## BEGIN

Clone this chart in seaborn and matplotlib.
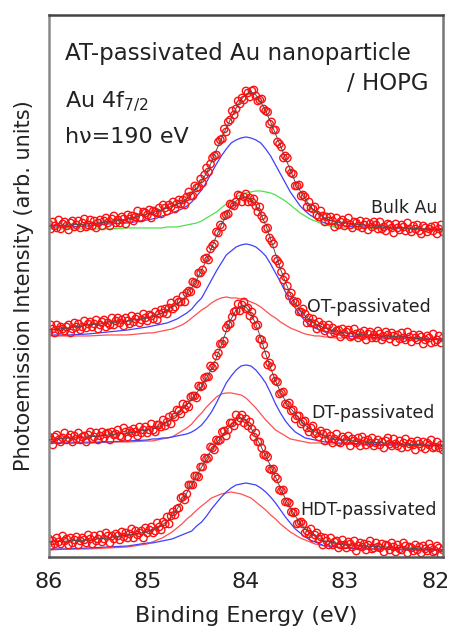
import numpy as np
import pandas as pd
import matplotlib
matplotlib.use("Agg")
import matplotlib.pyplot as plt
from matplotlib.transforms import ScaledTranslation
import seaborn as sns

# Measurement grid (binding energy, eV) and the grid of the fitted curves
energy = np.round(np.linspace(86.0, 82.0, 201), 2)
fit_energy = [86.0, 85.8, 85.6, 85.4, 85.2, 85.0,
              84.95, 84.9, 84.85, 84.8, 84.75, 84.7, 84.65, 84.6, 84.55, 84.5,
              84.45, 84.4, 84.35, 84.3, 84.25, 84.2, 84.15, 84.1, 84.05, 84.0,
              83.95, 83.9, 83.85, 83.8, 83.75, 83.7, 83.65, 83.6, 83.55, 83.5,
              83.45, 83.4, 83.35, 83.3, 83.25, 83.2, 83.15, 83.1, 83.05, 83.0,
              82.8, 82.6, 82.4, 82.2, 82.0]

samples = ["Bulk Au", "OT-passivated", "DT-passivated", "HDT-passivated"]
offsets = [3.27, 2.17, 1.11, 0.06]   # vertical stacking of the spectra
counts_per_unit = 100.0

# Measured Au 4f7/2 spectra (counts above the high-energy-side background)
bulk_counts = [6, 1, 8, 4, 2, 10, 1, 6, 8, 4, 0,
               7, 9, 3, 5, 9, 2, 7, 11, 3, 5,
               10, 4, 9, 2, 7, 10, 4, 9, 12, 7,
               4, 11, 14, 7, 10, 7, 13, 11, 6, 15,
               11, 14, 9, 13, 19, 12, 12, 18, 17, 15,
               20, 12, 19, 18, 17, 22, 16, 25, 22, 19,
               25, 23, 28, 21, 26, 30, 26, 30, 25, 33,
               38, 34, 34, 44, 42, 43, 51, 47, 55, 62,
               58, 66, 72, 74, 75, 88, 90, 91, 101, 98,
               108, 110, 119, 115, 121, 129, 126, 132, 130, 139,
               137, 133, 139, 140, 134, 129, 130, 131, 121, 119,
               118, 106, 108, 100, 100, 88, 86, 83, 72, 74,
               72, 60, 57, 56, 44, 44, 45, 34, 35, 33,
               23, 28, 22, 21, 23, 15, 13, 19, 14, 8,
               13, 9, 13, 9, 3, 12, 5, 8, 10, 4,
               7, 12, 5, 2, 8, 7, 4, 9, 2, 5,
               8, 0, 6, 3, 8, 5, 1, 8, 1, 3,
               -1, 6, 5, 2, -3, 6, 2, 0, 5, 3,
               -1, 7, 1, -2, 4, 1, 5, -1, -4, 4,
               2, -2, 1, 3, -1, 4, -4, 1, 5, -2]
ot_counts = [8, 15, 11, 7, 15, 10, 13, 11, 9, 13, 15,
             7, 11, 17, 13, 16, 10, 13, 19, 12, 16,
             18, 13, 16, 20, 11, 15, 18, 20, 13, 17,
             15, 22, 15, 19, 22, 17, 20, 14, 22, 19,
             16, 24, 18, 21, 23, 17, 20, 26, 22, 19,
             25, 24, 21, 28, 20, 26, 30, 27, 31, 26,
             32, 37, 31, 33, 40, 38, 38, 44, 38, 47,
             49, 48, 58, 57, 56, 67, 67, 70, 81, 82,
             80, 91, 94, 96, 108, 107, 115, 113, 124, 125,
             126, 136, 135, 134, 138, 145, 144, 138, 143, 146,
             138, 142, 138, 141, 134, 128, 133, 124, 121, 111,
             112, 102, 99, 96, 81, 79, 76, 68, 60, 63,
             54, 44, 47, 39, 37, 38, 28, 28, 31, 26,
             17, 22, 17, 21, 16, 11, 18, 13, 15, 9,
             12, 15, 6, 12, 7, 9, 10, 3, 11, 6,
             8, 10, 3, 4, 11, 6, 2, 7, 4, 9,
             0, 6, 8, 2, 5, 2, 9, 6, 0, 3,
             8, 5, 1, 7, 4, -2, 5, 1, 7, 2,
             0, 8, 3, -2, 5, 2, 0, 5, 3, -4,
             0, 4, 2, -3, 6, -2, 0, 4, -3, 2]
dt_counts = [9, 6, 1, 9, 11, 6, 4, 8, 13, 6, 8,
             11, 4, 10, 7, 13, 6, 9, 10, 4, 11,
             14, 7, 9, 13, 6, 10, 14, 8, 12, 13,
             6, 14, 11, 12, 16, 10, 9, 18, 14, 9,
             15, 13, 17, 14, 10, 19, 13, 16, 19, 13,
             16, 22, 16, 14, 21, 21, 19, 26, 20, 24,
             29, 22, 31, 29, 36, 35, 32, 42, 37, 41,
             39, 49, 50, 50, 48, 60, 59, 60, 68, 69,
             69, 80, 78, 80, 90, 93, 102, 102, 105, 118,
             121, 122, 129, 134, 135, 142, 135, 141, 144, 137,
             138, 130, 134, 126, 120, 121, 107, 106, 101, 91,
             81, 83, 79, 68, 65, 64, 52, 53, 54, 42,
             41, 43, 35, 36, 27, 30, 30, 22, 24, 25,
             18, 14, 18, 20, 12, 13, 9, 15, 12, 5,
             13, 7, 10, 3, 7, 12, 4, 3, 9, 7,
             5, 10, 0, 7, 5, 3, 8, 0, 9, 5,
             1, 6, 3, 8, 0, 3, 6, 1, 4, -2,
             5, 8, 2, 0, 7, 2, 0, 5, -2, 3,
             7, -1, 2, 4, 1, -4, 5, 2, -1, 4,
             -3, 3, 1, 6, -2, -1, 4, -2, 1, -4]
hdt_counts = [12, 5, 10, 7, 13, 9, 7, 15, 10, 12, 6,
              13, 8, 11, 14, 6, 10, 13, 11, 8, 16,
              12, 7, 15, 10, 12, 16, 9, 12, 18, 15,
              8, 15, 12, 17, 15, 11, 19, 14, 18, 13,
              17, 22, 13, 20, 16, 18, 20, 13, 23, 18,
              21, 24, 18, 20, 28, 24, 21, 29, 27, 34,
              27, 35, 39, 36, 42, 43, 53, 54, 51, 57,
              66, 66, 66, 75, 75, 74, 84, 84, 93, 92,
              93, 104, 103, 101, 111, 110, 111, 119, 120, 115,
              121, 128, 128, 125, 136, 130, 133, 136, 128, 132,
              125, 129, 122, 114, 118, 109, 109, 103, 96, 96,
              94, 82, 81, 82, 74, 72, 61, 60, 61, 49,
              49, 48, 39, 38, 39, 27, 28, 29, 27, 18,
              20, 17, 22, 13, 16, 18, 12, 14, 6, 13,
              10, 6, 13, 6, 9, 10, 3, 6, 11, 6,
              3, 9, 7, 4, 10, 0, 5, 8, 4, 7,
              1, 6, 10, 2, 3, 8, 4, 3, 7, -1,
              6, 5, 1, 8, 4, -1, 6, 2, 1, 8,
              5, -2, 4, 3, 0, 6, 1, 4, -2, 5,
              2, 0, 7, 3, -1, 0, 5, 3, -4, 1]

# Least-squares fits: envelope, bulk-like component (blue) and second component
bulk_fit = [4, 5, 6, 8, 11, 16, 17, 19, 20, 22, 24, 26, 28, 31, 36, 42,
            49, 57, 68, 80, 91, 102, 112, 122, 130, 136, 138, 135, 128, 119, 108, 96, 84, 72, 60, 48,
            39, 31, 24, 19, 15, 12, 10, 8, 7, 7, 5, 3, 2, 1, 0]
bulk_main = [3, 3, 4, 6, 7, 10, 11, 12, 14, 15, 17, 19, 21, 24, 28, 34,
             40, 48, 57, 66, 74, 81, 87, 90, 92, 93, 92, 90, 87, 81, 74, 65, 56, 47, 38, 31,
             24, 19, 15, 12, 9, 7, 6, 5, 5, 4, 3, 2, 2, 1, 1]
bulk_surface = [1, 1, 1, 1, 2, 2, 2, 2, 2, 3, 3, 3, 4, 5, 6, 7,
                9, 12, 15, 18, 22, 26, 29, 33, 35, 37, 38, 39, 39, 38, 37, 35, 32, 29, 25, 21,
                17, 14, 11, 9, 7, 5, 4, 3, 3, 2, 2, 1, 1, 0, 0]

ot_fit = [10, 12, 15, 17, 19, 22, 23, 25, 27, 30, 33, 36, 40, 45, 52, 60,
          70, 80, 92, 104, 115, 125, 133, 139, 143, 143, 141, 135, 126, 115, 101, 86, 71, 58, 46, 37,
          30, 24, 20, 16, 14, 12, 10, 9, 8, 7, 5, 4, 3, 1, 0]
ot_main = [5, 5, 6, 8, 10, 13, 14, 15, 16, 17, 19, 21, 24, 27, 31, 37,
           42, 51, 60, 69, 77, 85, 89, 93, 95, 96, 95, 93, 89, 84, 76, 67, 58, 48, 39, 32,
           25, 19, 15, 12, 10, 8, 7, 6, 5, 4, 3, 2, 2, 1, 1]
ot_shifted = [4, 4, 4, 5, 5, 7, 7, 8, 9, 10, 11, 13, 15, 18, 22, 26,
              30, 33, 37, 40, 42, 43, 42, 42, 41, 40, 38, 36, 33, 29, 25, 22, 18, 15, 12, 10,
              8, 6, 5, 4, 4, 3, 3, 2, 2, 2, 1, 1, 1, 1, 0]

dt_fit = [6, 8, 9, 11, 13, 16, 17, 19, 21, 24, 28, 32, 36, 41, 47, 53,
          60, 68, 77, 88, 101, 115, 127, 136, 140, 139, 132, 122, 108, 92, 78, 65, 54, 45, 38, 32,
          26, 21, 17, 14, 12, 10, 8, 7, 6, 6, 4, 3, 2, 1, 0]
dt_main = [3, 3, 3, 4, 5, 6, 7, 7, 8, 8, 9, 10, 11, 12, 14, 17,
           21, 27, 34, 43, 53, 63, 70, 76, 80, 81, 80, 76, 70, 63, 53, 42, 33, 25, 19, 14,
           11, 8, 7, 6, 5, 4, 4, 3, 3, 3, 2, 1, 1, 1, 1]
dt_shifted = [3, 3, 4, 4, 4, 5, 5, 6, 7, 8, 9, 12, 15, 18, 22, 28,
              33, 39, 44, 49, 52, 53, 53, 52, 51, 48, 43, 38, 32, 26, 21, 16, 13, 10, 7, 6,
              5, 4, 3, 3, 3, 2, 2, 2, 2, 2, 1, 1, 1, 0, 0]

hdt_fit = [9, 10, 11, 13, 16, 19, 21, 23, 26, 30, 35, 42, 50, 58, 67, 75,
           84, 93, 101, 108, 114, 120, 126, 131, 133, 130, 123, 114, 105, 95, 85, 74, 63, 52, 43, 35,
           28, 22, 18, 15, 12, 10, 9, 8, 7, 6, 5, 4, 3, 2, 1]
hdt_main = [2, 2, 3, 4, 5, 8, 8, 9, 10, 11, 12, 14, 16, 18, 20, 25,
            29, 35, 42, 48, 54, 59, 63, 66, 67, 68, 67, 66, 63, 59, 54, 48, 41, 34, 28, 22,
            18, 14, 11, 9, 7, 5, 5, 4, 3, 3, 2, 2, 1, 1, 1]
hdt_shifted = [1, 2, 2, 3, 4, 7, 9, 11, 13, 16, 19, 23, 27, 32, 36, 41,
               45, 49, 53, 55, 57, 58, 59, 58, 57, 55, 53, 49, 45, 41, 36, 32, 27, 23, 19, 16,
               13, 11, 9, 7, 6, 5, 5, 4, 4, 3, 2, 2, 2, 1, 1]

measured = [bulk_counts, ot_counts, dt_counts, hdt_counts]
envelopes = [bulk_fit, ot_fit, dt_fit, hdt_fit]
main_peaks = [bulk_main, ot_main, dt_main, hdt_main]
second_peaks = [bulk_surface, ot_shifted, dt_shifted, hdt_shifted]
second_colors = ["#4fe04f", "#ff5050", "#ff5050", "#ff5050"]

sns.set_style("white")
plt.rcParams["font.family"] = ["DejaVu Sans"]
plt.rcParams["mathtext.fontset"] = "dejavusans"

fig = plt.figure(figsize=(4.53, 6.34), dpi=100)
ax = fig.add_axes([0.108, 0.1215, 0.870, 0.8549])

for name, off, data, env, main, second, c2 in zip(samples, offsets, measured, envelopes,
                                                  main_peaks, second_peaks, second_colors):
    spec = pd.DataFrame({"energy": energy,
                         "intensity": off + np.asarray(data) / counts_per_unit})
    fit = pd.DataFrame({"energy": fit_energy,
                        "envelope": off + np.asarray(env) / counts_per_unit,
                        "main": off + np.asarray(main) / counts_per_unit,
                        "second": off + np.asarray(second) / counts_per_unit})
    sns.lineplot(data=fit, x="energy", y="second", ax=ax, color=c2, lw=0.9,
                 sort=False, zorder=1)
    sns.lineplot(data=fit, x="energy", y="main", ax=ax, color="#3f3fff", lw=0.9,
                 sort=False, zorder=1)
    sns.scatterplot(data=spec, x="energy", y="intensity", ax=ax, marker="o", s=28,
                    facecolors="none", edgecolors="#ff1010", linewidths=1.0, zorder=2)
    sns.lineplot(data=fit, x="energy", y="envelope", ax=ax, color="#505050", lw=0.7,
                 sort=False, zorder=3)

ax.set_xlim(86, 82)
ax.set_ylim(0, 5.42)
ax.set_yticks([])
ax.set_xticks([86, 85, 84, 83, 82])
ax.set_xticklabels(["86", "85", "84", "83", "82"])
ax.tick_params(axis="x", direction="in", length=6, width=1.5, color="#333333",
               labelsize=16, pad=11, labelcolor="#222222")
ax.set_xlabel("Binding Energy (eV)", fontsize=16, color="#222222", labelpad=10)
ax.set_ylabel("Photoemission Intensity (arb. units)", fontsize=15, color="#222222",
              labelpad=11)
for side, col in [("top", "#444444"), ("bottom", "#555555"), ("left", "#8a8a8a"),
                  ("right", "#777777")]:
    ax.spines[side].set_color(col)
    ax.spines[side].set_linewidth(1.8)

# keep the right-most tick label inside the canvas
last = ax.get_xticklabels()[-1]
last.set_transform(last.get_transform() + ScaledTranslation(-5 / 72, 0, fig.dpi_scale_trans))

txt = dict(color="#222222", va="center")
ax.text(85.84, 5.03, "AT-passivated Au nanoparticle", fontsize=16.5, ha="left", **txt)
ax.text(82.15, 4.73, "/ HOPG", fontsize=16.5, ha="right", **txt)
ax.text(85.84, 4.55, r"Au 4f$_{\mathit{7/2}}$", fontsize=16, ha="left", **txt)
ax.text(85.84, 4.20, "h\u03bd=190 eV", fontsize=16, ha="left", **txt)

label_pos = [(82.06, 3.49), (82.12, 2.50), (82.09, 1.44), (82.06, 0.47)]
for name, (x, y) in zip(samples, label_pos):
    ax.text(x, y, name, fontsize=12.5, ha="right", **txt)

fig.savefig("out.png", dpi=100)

## END
## BEGIN

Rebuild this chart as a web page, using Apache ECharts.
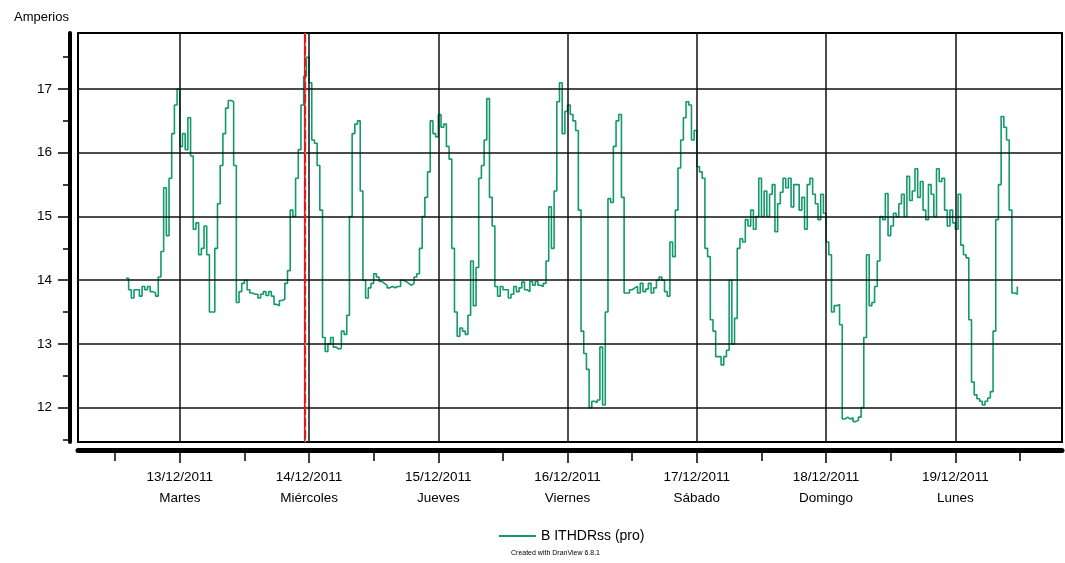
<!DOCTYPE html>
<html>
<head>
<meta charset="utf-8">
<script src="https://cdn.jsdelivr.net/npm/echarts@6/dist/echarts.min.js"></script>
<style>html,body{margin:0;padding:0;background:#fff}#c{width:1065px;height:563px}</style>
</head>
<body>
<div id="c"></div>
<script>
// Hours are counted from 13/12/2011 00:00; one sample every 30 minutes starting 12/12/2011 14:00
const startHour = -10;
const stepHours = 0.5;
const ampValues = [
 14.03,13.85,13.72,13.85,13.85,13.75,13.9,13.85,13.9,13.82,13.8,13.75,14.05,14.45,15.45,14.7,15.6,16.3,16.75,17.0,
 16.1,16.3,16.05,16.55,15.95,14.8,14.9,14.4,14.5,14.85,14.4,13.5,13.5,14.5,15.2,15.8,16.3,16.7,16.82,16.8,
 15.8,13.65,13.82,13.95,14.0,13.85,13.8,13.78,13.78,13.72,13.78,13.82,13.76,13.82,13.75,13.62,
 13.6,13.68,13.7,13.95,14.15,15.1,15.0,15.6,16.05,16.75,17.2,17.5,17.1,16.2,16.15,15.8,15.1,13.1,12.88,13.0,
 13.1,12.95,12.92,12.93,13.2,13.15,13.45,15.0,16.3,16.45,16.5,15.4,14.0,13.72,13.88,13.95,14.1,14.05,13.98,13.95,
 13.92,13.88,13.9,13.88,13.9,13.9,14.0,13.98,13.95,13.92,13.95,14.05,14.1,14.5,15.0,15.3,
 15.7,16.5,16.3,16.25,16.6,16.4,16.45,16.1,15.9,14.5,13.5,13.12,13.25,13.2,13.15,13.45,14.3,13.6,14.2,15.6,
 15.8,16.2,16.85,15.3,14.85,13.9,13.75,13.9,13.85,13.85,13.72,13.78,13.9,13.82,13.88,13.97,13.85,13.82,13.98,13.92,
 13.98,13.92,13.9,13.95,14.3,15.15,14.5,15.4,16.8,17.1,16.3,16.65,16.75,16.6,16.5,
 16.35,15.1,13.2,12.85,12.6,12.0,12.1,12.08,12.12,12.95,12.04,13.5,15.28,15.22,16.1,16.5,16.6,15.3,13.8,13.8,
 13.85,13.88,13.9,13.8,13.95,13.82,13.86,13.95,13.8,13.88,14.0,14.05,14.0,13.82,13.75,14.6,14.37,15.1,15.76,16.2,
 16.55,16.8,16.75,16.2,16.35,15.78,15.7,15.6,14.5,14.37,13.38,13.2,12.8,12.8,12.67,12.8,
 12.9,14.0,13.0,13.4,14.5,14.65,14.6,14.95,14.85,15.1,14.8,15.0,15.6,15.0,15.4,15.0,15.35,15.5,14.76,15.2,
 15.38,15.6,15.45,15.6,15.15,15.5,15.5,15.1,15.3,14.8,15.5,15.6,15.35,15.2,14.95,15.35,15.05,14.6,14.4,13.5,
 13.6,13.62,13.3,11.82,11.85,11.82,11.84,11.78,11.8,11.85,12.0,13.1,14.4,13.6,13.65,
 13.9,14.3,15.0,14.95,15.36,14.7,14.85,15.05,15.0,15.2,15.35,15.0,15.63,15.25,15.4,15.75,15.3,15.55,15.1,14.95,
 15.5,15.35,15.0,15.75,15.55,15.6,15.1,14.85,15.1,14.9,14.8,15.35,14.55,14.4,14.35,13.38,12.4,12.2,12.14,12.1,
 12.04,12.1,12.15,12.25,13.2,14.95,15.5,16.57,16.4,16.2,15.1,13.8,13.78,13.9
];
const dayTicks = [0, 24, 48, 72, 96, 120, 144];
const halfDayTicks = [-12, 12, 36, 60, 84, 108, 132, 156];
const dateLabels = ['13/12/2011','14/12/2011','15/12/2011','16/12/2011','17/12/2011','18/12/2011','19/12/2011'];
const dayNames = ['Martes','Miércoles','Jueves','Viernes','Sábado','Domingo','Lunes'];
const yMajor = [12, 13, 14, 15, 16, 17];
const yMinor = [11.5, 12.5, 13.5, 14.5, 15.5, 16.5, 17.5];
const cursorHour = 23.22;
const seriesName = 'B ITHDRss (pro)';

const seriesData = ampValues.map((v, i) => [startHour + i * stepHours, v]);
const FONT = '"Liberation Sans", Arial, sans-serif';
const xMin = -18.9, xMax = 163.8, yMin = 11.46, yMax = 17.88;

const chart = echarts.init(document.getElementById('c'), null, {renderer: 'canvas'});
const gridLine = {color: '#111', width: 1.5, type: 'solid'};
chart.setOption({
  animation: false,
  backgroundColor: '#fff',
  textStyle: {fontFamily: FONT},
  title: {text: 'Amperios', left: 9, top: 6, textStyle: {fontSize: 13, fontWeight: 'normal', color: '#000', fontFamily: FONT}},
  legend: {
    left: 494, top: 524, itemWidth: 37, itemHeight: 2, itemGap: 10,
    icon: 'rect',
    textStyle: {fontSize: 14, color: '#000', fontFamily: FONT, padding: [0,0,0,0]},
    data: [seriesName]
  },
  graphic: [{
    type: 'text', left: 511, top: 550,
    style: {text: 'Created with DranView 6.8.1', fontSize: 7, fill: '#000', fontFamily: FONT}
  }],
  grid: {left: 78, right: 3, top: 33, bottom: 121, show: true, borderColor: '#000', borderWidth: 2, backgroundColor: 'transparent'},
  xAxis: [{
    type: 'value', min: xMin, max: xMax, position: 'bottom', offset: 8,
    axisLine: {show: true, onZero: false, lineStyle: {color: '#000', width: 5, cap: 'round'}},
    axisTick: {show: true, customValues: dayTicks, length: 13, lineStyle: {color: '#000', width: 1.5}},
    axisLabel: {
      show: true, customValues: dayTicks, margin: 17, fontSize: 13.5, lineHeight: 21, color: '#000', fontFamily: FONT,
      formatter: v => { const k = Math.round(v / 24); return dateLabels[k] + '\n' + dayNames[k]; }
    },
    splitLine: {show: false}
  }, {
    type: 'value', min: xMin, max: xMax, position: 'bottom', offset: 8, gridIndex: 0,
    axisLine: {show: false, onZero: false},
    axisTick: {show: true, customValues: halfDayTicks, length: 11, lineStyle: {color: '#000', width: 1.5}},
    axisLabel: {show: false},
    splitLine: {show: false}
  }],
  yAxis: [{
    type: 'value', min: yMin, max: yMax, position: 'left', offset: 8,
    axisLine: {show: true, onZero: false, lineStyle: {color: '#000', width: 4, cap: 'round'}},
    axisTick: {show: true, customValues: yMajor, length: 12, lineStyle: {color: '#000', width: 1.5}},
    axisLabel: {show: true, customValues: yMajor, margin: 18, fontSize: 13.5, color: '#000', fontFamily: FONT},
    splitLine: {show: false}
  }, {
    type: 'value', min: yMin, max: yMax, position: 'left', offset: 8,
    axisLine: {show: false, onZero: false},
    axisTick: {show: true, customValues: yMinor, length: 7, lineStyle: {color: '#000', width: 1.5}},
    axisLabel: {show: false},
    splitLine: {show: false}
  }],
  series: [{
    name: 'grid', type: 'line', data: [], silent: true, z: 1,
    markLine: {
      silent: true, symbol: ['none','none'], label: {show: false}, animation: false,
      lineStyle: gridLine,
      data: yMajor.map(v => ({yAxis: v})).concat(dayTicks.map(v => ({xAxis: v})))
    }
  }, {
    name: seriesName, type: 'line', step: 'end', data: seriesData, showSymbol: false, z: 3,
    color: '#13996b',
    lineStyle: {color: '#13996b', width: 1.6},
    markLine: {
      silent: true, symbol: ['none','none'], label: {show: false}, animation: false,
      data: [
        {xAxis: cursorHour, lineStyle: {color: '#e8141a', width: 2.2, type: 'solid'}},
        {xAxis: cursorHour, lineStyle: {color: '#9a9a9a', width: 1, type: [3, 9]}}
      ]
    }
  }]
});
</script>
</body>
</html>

## END
## BEGIN

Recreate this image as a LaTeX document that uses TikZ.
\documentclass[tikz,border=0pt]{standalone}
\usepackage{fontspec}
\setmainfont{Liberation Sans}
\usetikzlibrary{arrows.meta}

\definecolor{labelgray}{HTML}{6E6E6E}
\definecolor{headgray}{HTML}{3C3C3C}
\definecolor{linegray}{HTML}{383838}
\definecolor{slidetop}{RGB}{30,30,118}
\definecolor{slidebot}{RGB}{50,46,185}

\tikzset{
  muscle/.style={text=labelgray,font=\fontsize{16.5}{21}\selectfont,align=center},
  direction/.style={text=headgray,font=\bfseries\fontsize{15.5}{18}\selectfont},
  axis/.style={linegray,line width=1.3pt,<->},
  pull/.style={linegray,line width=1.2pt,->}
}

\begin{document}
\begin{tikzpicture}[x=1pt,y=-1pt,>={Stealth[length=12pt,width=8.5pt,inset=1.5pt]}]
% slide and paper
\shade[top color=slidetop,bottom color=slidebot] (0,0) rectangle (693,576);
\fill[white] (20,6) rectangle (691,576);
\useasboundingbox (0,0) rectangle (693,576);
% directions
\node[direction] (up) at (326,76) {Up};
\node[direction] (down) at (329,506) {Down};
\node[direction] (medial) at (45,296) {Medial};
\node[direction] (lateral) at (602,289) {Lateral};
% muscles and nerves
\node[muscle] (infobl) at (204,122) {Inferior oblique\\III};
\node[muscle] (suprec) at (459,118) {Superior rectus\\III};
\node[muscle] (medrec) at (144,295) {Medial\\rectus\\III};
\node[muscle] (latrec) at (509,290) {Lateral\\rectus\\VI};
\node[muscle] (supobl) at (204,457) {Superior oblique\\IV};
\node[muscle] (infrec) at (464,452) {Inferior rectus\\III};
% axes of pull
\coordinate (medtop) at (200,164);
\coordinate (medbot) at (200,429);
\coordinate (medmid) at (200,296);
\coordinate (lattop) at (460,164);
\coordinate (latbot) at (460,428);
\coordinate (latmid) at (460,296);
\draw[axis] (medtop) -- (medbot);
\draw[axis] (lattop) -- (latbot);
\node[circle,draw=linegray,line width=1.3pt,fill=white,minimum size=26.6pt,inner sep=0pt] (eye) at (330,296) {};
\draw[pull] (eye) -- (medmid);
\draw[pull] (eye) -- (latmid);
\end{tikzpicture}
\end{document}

## END

- What to produce
Leave the pictures out and copy exactly the lines from the one with "Clone this chart in seaborn and matplotlib." to the one with "import seaborn as sns", both included.

- Written response
Clone this chart in seaborn and matplotlib.
import numpy as np
import pandas as pd
import matplotlib
matplotlib.use("Agg")
import matplotlib.pyplot as plt
from matplotlib.transforms import ScaledTranslation
import seaborn as sns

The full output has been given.